Gone are the days where a quick online submission will get you a job. Today’s job seeker must go the extra mile to stand out, get noticed, and GET HIRED!
Go the Extra Mile: Email
When an application calls for you to submit your resume via email, expect the company to be overwhelmed with responses. So much so that less than 25% will ever be viewed.
Prioritize or rank the Top 25% of positions/companies that intrigue you – and do some cyber-sleuthing to uncover the names of decision-makers. This is your best shot for bypassing HR screening entities and to get your resume in front of the actual hiring manager.
Go the Extra Mile: LinkedIn
In those industries inundated with applicants, and up to date LinkedIn profile just isn’t going to cut it. You need to actively engage your audience and expand your network.
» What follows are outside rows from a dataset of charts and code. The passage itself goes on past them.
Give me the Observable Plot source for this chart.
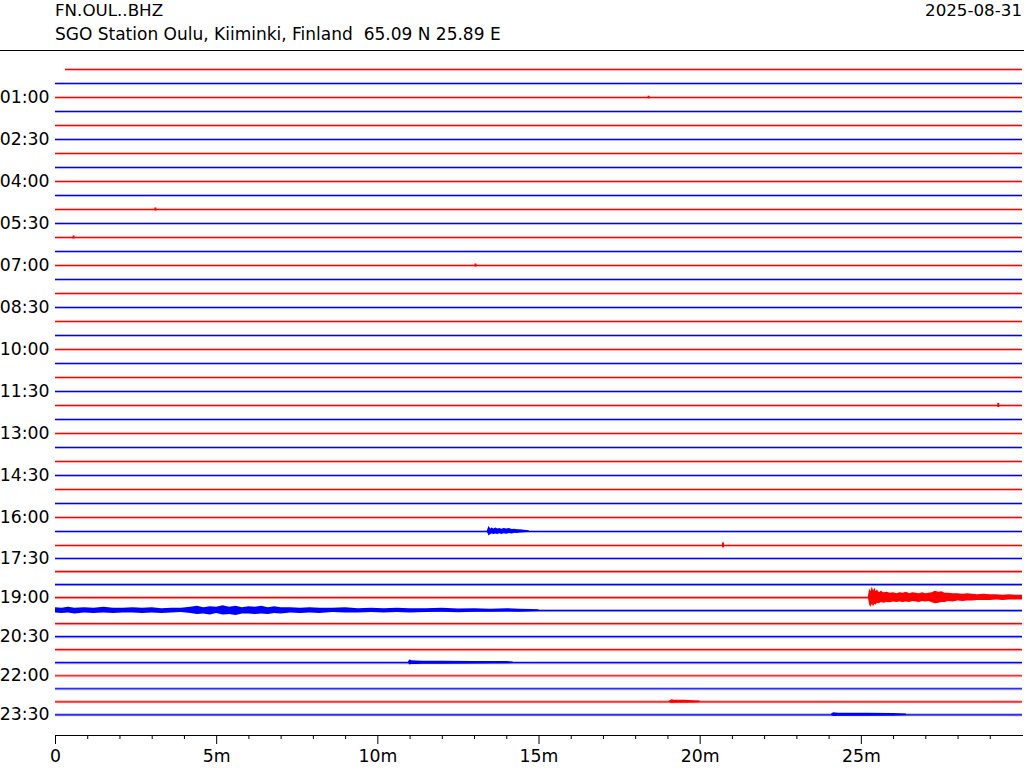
<!DOCTYPE html>
<html><head><meta charset="utf-8">
<script src="https://cdn.jsdelivr.net/npm/d3@7"></script>
<script src="https://cdn.jsdelivr.net/npm/@observablehq/plot@0.6"></script>
<style>
body{margin:0;background:#fff;font-family:"DejaVu Sans",sans-serif;}
#wrap{position:relative;width:1024px;height:768px;overflow:hidden;background:#fff}
#hdr{position:relative;height:50px;border-bottom:1px solid #000}
.t{position:absolute;font-size:16.7px;color:#000;white-space:pre;line-height:1}
#chart svg{display:block}
</style></head><body>
<div id="wrap"><div id="hdr">
<div class="t" style="left:55px;top:2px">FN.OUL..BHZ</div>
<div class="t" style="left:55px;top:26px;font-size:17px">SGO Station Oulu, Kiiminki, Finland  65.09 N 25.89 E</div>
<div class="t" style="right:2px;top:2px">2025-08-31</div>
</div><div id="chart"></div></div>
<script>
// ---- data ----
// 48 half-hour rows (row 0 = 00:00 ... row 47 = 23:30)
const rowIndex = d3.range(48);
const firstSampleMinute = 0.31; // first row starts slightly after 00:00
const rowLabelRows = [2,5,8,11,14,17,20,23,26,29,32,35,38,41,44,47];
const rowLabelText = ["01:00","02:30","04:00","05:30","07:00","08:30","10:00","11:30","13:00","14:30","16:00","17:30","19:00","20:30","22:00","23:30"];
const majorMinutes = [0,5,10,15,20,25];
const minorMinutes = [1,2,3,4,6,7,8,9,11,12,13,14,16,17,18,19,21,22,23,24,26,27,28,29];

// event envelopes (minutes within row, amplitude up / down in relative units)
const ev1630 = {row:33, t:[13.40,13.45,13.50,13.55,13.6,13.66,13.72,13.78,13.85,13.92,14.0,14.08,14.17,14.25,14.33,14.42,14.55,14.7],
  up:[0.8,5,2.5,3.5,2.5,3.5,2.5,3,2.2,3,2.5,2.8,2,2.2,1.6,1.8,1.2,0.8], dn:[0.8,4.3,3,2.5,3,2.5,3,2.3,2.8,2.2,2.6,2,2.4,1.8,2,1.5,1.2,0.8]};
const ev1900 = {row:38,
  t:[25.22,25.26,25.30,25.34,25.38,25.42,25.46,25.5,25.56,25.62,25.7,25.8,25.9,26.0,26.1,26.2,26.3,26.4,26.5,26.6,26.7,26.8,26.9,27.0,27.1,27.2,27.3,27.4,27.5,27.6,27.7,27.85,28.0,28.15,28.3,28.45,28.6,28.8,29.0,29.2,29.4,29.6,29.8,30.0],
  up:[0.8,9,6,11,7,10,6,8,5,6.5,5,5.5,4.5,5,4,5,4.5,5.5,4,5,4.5,4,5,4,4.5,5,6.5,5.5,6,4.5,4.5,4,4,3.5,4,3.5,3,3.5,3,3,2.5,3,2.5,2.5],
  dn:[0.8,8,10,7,9.6,7,8,6,6.5,5,6,5,5.5,4.5,5,4.5,5,4.5,5,4,4.5,5,4,4.5,4,5.5,6.5,6,5,5,4,4.5,3.5,4,3.5,3.5,3,3,3,2.5,3,2.5,2.5,2.5]};
const ev1930 = {row:39,
  t:[0,0.2,0.4,0.6,0.9,1.2,1.5,1.8,2.1,2.4,2.7,3.0,3.3,3.6,3.9,4.2,4.4,4.6,4.8,5.0,5.2,5.4,5.6,5.8,6.0,6.2,6.4,6.6,6.8,7.0,7.3,7.6,7.9,8.2,8.6,9.0,9.4,9.8,10.2,10.6,11.0,11.5,12.0,12.5,13.0,13.5,14.0,14.4,14.8,15.0],
  up:[3,2.5,3.5,2.5,3,2.5,3.5,2.5,2.5,3,2.5,3,2,2.5,2.5,3.5,4.5,3,4,3.5,5,3.5,4.5,3,4,3.5,4.5,3,4,3,3,2.5,3,2.5,2.5,3,2,2.5,2,2.5,2,2,2.5,1.8,2,1.5,2,1.5,1.2,1],
  dn:[2.5,3,2.5,3.5,2.5,3,2.5,3,2.5,2.5,3,2.5,3,2.5,2,3,4,3.5,4.5,3,4.5,4,5,3.5,3.5,4,3.5,4,3,3.5,2.5,3,2.5,3,2,2.5,2.5,2,2.5,2,2.5,2,1.8,2.2,1.6,1.8,1.5,1.6,1.2,1]};
const ev2130 = {row:43, t:[10.95,11.0,11.05,11.2,11.4,12,13,14,14.2],
  up:[0.8,3,2,1.8,1.5,1.5,1.3,1.2,0.8], dn:[0.8,2.5,2,1.8,1.5,1.5,1.3,1.2,0.8]};
const ev2300 = {row:46, t:[19.05,19.13,19.2,19.5,19.8,20.0],
  up:[0.8,2,1.6,1.5,1.2,0.8], dn:[0.8,1.8,1.5,1.4,1.2,0.8]};
const ev2330 = {row:47, t:[24.08,24.14,24.3,24.7,25.2,26.0,26.4],
  up:[0.8,2.2,1.6,1.6,1.5,1.3,0.8], dn:[0.8,1.8,1.6,1.6,1.5,1.3,0.8]};
const events = [ev1630, ev1900, ev1930, ev2130, ev2300, ev2330];

// isolated spikes
const spikeRow = [24, 34, 14, 10, 12, 2];
const spikeMinute = [29.25, 20.71, 13.03, 3.1, 0.56, 18.4];
const spikeAmp = [2, 2.5, 1.5, 1.5, 1.5, 1.3];

// ---- derived tables ----
const gain = 1/13.6; // amplitude units -> row units
const rowColor = r => (r % 2 === 0 ? "#ff0000" : "#0000ff");
const envTable = events.flatMap((e, k) => e.t.map((t, i) => ({id:k, t, y1:e.row - e.up[i]*gain, y2:e.row + e.dn[i]*gain, color:rowColor(e.row)})));
const spikes = spikeRow.map((r, i) => ({row:r, t:spikeMinute[i], y1:r - spikeAmp[i]*gain, y2:r + spikeAmp[i]*gain, color:rowColor(r)}));
const rows = rowIndex.map(r => ({row:r, start: r === 0 ? firstSampleMinute : 0, end:30, color:rowColor(r)}));
const labelByRow = new Map(rowLabelRows.map((r, i) => [r, rowLabelText[i]]));

const chart = Plot.plot({
  width:1024, height:717,
  marginLeft:55, marginRight:2, marginTop:10, marginBottom:33,
  style:{fontFamily:"DejaVu Sans, sans-serif", fontSize:"17.3px", color:"#000", background:"#fff", overflow:"visible"},
  x:{type:"linear", domain:[0,30]},
  y:{type:"linear", domain:[0,34,47], range:[18,494,663.3]},
  color:{type:"identity"},
  marks:[
    Plot.ruleY(rows, {y:"row", x1:"start", x2:"end", stroke:"color", strokeWidth:3, strokeOpacity:0.3}),
    Plot.ruleY(rows, {y:"row", x1:"start", x2:"end", stroke:"color", strokeWidth:1.2}),
    Plot.areaY(envTable, {x:"t", y1:"y1", y2:"y2", z:"id", fill:"color", curve:"linear"}),
    Plot.ruleX(spikes, {x:"t", y1:"y1", y2:"y2", stroke:"color", strokeWidth:2}),
    Plot.frame({anchor:"bottom", stroke:"#000"}),
    Plot.axisX({ticks:majorMinutes, tickFormat:d => d === 0 ? "0" : d + "m", tickSize:9, tickPadding:5, fontSize:17.3, label:null}),
    Plot.axisX({ticks:minorMinutes, tickFormat:() => "", tickSize:4, label:null}),
    Plot.axisY({ticks:rowLabelRows, tickFormat:d => labelByRow.get(d), tickSize:0, tickPadding:6, fontSize:17.3, label:null})
  ]
});
document.getElementById("chart").appendChild(chart);
</script>
</body></html>
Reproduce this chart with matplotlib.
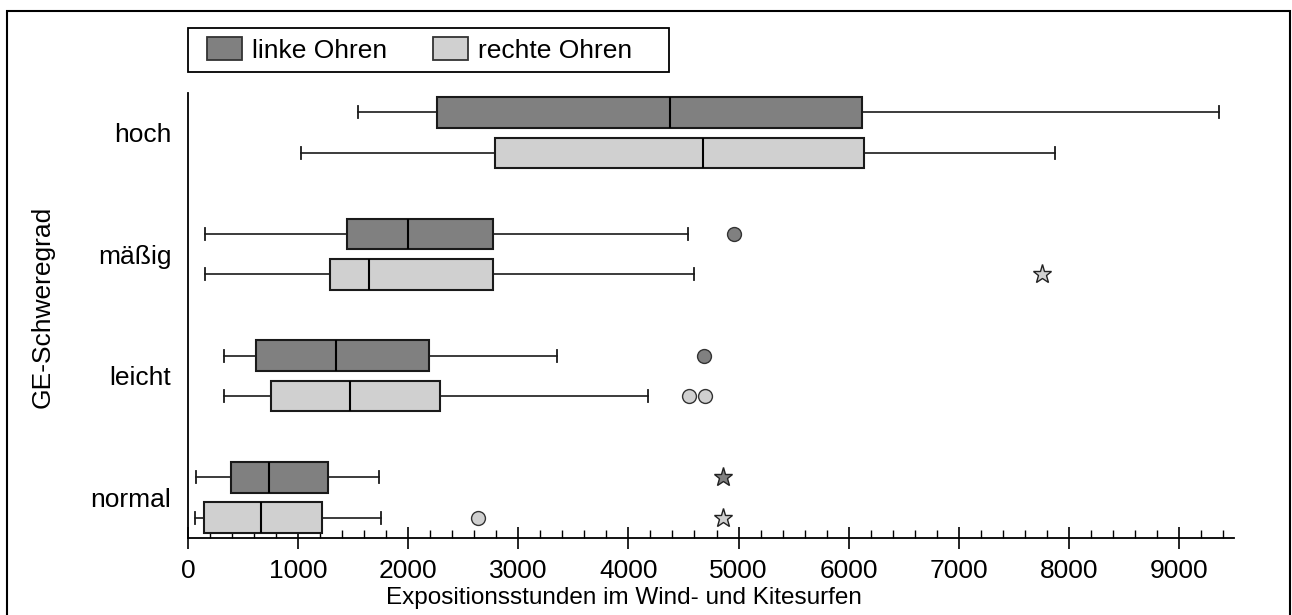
import matplotlib
matplotlib.use("Agg")
import matplotlib.pyplot as plt
from matplotlib.patches import Patch, Rectangle
from matplotlib.ticker import MultipleLocator

plt.rcParams['font.family'] = ['Liberation Sans', 'DejaVu Sans']

categories = ['hoch', 'mäßig', 'leicht', 'normal']
cat_pos = [4, 3, 2, 1]
series = ['linke Ohren', 'rechte Ohren']
colors = ['#808080', '#d0d0d0']

# five-number summaries per category: whislo, q1, med, q3, whishi
left_stats = [
    [1540, 2265, 4375, 6120, 9365],
    [155, 1445, 2000, 2770, 4540],
    [330, 620, 1345, 2185, 3355],
    [72, 392, 736, 1267, 1733],
]
right_stats = [
    [1030, 2785, 4680, 6140, 7872],
    [155, 1290, 1640, 2770, 4595],
    [330, 753, 1473, 2287, 4177],
    [60, 149, 667, 1214, 1753],
]

# outliers (circles) and extremes (stars): (category index, value)
left_outliers = [(1, 4955), (2, 4685)]
right_outliers = [(2, 4546), (2, 4692), (3, 2632)]
left_extremes = [(3, 4860)]
right_extremes = [(1, 7753), (3, 4860)]

offset = 0.166
box_w = 0.25

fig = plt.figure(figsize=(12.92, 6.15), dpi=100)
ax = fig.add_axes([188 / 1292, 1 - 538 / 615, (1234 - 188) / 1292, (538 - 93) / 615])


def make_stats(rows):
    out = []
    for lo, q1, med, q3, hi in rows:
        out.append(dict(whislo=lo, q1=q1, med=med, q3=q3, whishi=hi, fliers=[]))
    return out


edge = '#1a1a1a'
for stats, shift, col in [(left_stats, offset, colors[0]), (right_stats, -offset, colors[1])]:
    pos = [c + shift for c in cat_pos]
    ax.bxp(make_stats(stats), positions=pos, widths=box_w, vert=False,
           patch_artist=True, showfliers=False, capwidths=0.1,
           boxprops=dict(facecolor=col, edgecolor=edge, linewidth=1.5),
           medianprops=dict(color='black', linewidth=1.5),
           whiskerprops=dict(color=edge, linewidth=1.2),
           capprops=dict(color=edge, linewidth=1.3))

for pts, shift, col in [(left_outliers, offset, colors[0]), (right_outliers, -offset, colors[1])]:
    for i, v in pts:
        ax.plot(v, cat_pos[i] + shift, marker='o', ms=10, mfc=col, mec='#333333',
                mew=1.0, ls='none', zorder=4)

for pts, shift, col in [(left_extremes, offset, colors[0]), (right_extremes, -offset, colors[1])]:
    for i, v in pts:
        ax.plot(v, cat_pos[i] + shift, marker='*', ms=14, mfc=col, mec='#222222',
                mew=1.0, ls='none', zorder=4)

ax.set_xlim(0, 9500)
ax.set_ylim(0.667, 4.325)
ax.set_yticks(cat_pos)
ax.set_yticklabels(categories, fontsize=19)
ax.tick_params(axis='y', length=0, pad=12)

ax.xaxis.set_major_locator(MultipleLocator(1000))
ax.xaxis.set_minor_locator(MultipleLocator(200))
ax.tick_params(axis='x', which='major', direction='inout', length=16, width=1.2,
               labelsize=19, pad=7)
ax.tick_params(axis='x', which='minor', direction='in', length=6, width=1.0)

for s in ['top', 'right']:
    ax.spines[s].set_visible(False)
ax.spines['left'].set_linewidth(1.3)
ax.spines['bottom'].set_linewidth(1.3)

fig.text(43 / 1292, 1 - 307 / 615, 'GE-Schweregrad', rotation=90, fontsize=19,
         ha='center', va='center')
fig.text(624 / 1292, 1 - 598 / 615, 'Expositionsstunden im Wind- und Kitesurfen',
         fontsize=17.5, ha='center', va='center')

# legend entries without frame, frame drawn as its own box
handles = [Patch(facecolor=colors[0], edgecolor='#333333', linewidth=1.3),
           Patch(facecolor=colors[1], edgecolor='#333333', linewidth=1.3)]
leg = fig.legend(handles, series, loc='upper left', ncol=2,
                 bbox_to_anchor=(198 / 1292, 1 - 28 / 615), fontsize=19,
                 frameon=False, handlelength=1.3, handleheight=0.95,
                 handletextpad=0.4, columnspacing=1.75, borderpad=0.35,
                 borderaxespad=0)
fig.patches.append(Rectangle((188 / 1292, 1 - 72 / 615), (669 - 188) / 1292, 44 / 615,
                             transform=fig.transFigure, fill=False,
                             edgecolor='black', linewidth=1.3))

fig.patches.append(Rectangle((7 / 1292, -0.01), (1290 - 7) / 1292, 1 - 11 / 615 + 0.01,
                             transform=fig.transFigure, fill=False,
                             edgecolor='black', linewidth=1.5))

fig.savefig('out.png', dpi=100)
Get active on LinkedIn by posting at least one weekly if not more often. This can be as little as “liking” an article of interest, sharing what others have written, or posting something yourself. The more you post, the more your profile will appear at the tops of the feeds of your connections.
Shoot for 250 connections although 500+ is ideal to maximize your second and third-degree connections.
Go the Extra Mile: Online Job Boards
Applying online offers a poor return on your investment (just 5%). An old boss of mine noted that job hunters must apply to 100 jobs/companies PER WEEK to get enough volume for a strategy of just answering ads to pay off.
Your best shot at applying online comes by responding within 72 hours of a posting. This means you must regularly be on the lookout for new postings.
Go the Extra Mile: Networking
While applying online offers a scanty 5% ROI, networking yields up to a 30% ROI. Consider joining local associations or groups to find positions with real referring people vs. ads with high competition.
Focus on building relationships with HR departments or decision-makers from your top-ranked companies of interest. This may require calls, emails, and LinkedIn outreach to get their attention. However, you connect, be sure to showcase your value proposition.
Joining groups on LinkedIn is a great way to share ideas and get noticed – and also offers a “side door,” so-to-speak, to send an InMail to someone who is not a connection but who is a common member of your group.
Go the Extra Mile: Job Seach Diversification
I’ve had plenty of clients get jobs by simply clicking “submit.” These lucky folks are not the norm. Time and time again, those with a great resume and active LinkedIn profile who dive right in with leg work that includes email, phone calls, the Internet, and networking, usually land jobs.